Nvidia

From CECS wiki
Jump to navigation Jump to search

For user software use, see Help:Cuda linux.

This page covers installation of nVidia drivers including the CUDA toolkit for nVidia GPUS and nVidia GPGPUs.

A more detailed interactive version of this documentation is also available.

Note for all proprietary video driver installs:

  • Make sure that the dkms package is installed. Some driver install scripts will autodetect this if it is pre-installed and use it.
  • If DKMS is used, the driver will update itself with kernel updates. Otherwise, a driver reinstall will be required each time the kernel is updated.

NOTE: nVidia drivers are frequently only supported in Ubuntu LTS releases! Please check driver availability before upgrading!

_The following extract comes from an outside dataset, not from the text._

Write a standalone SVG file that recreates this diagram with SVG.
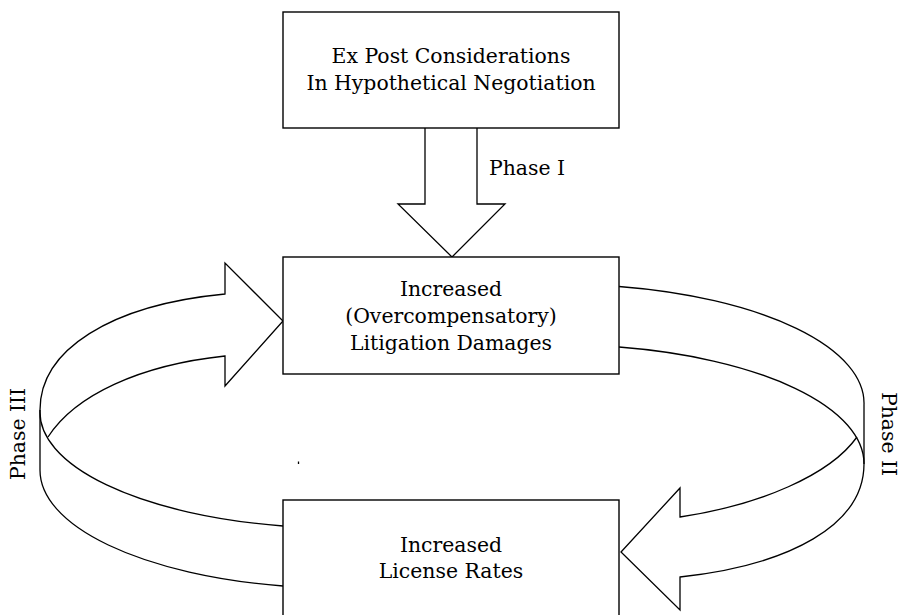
<svg xmlns="http://www.w3.org/2000/svg" width="901" height="615" viewBox="0 0 901 615">
<style>
.box{fill:#fff;stroke:#000;stroke-width:1.4}
.ln{fill:none;stroke:#000;stroke-width:1.3;stroke-linejoin:miter}
text{font-family:"DejaVu Serif","Liberation Serif",serif;font-size:20.4px;fill:#000}
.c{text-anchor:middle}
</style>
<rect width="901" height="615" fill="#fff"/>
<g id="connectors">
  <g id="phase1-arrow">
    <path class="ln" d="M425,128 L425,204 L398,204 L452,257 L505,204 L477,204 L477,128"/>
    <text x="489" y="175">Phase I</text>
  </g>
  <g id="phase2-arrow">
    <path class="ln" d="M619,286.5 A304,119 0 0 1 864,405 L864,464 C864,525 790,565 680,577 L680,610 L621,552 L680,488 L680,517 C760,505 830,475 857,437"/>
    <path class="ln" d="M619,347 A304,119 0 0 1 864,464"/>
    <text class="c" transform="translate(882,434) rotate(90)">Phase II</text>
  </g>
  <g id="phase3-arrow">
    <path class="ln" d="M40,410 C40,350 110,305 225,294 L225,263 L283,321 L225,386 L225,356 C140,365 75,395 48,437"/>
    <path class="ln" d="M40,410 A302,116 0 0 0 283,526"/>
    <path class="ln" d="M40,410 L40,470 A302,118 0 0 0 283,586"/>
    <text class="c" transform="translate(25,434) rotate(-90)">Phase III</text>
  </g>
  <path class="ln" d="M298.5,461.5 L298.5,464" stroke-width="1"/>
</g>
<g id="node-expost">
  <rect class="box" x="283" y="12" width="336" height="116"/>
  <text class="c" x="451" y="63">Ex Post Considerations</text>
  <text class="c" x="451" y="90">In Hypothetical Negotiation</text>
</g>
<g id="node-litigation">
  <rect class="box" x="283" y="257" width="336" height="117"/>
  <text class="c" x="451" y="296">Increased</text>
  <text class="c" x="451" y="323">(Overcompensatory)</text>
  <text class="c" x="451" y="350">Litigation Damages</text>
</g>
<g id="node-license">
  <rect class="box" x="283" y="500" width="336" height="130"/>
  <text class="c" x="451" y="552">Increased</text>
  <text class="c" x="451" y="578">License Rates</text>
</g>
</svg>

Note: The nvidia legacy drivers nvidia-304 and nvidia-340 are buggy in Ubuntu 16.04 and break if you have kernel version >4.10. There is a beta version of this driver that works, but for legacy cards the nouveau driver may also work. Try uninstalling the nvidia drivers to re-enable it.

utilties[edit]

  • nvidia-smi
  • nvtop (Ubuntu 20 repos)
  • nvidia-ps (local)
  • heat-svg (local)
  • gpust (local)

Versions[edit]

See CUDA

Software:

cuda released OS issues
9 Sept 2017 - May 2018 Ubuntu 16, 18 won't run on turing or ampere
10 Sept 2018 - Nov 2019 Ubuntu 18 won't run on ampere gpus
11 March 2020 - Oct 2022 Ubuntu 20, 22 still supported
12 Dec 2022 - current Ubuntu 20, 22 current

Hardware:

compute generation
6.x Pascal
7.0 7.2 Volta
7.5 Turing
8.0 8.6 8.7 Ampere
8.9 Ada Lovelace
9.0 Hopper

Recent updates[edit]

The following items are not (yet) in the interactive version linked above:

  • Before trying to debug your nvidia driver, make sure you actually have an nvidia video card
update-pciids
lspci | grep -i vga
  • Ubuntu 18 repos include cuda and the drivers seem well integrated; use of PPAs is probalby not needed anymore

Hardware with known issues[edit]

Cards known to be problematic

  • GeForce 7000 LT may require older driver and is not supported by CUDA
  • GeForce 8xxx requires nvidia-340 driver (ubuntu)
  • Titan X/pascal DOES NOT WORK with cuda-toolbox-7.5, it requires 8.0 ; the final release of 8.0 DOES NOT NEED a newer driver

For these cards, installation of a specific driver may be needed instead of the default driver or the driver that comes with cuda. Read instructions below for special driver alternate installation methods.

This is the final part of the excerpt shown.